DAVA : Taraflar arasındaki sözleşmenin geçersizliğinin tespiti-ipoteğin fekki davasının yapılan yargılaması sonunda ilamda yazılı nedenlerden dolayı davanın kabulüne yönelik olarak verilen hükmün süresi içinde davalı vekilince temyiz edilmesi üzerine dosya incelendi, gereği konuşulup düşünüldü:
KARAR : Davacılar vekili, müvekkillerinin murisi M. Ç.'nun dava dışı U. Tekstil İth. İhr. San. ve Tic. Ltd. Şti'nin davalı banka ile imzaladığı 23.9.1998, 25.9.1998 tarihli Genel Kredi Sözleşmelerinde kefil olarak yer aldığı gibi, 23.9.1998 tarihli Genel Kredi Sözleşmesinin teminatı olarak banka lehine ipotek tesis ettiğini, bankanın kredi borcunun ödenmemesi üzerine icra takiplerine başladığını, oysa murisin anılan şirketle bağlantısı olmadığı gibi sözleşmelere ve ipotek tarihinde temyiz kudreti de bulunmadığından borçlanma ehliyetine haiz olmadığını belirterek, sözleşmelerdeki kefaletin ve ipotek sözleşmesinin geçersizliğinin tespitiyle, ipoteğin fekkine karar verilmesini talep ve dava etmiştir.

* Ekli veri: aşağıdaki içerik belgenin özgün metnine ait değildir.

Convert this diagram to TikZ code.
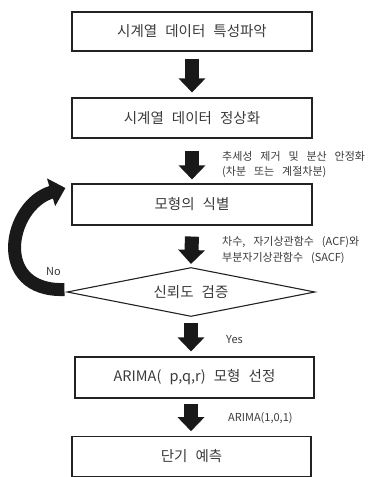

Davalı banka vekili, sözleşme ve ipotek tesis tarihinde davacılar murisinin hastalığı olmadığını bildirerek davanın reddi gerektiğini savunmuştur.
Mahkemece Adli Tıp Kurumunun 7.7.2004 tarihli raporu gibi davacılar murisinin sözleşmelerin tesisi tarihinde hukuki ehliyeti haiz bulunmadığından sözleşmelerin iptaline, ipoteğin fekkine karar verilmiş, karar davalı vekilince temyiz edilmiştir.
1- Dosyadaki yazılara, kararın dayandığı delillerle gerektirici sebeplere, delillerin takdirinde bir isabetsizlik bulunmamasına göre, davalı vekilinin aşağıdaki bendin kapsamı dışında kalan diğer temyiz itirazlarının reddi gerekmiştir.
2- İpoteğin fekki davası, HUMK.nun 13. maddesi uyarınca taşınmazın bulunduğu yer mahkemesinde açılır.
Bu yetki kesin nitelikte olup, kamu düzenini ilgilendirdiğinden mahkemece resen gözetilmelidir. Davacıların ipoteğin fekki talebi yönünden belirtilen yetki kuralı gözardı edilerek yazılı şekilde hüküm kurulmasında isabet görülmemiştir.
SONUÇ : Yukarıda ( 1 ) nolu bentte açıklanan nedenlerle davalı vekilinin diğer temyiz itirazlarının reddine, ( 2 ) nolu bentte açıklanan nedenlerle hükmün temyiz eden davalı yararına BOZULMASINA, 19.1.2006 gününde oybirliğiyle karar verildi.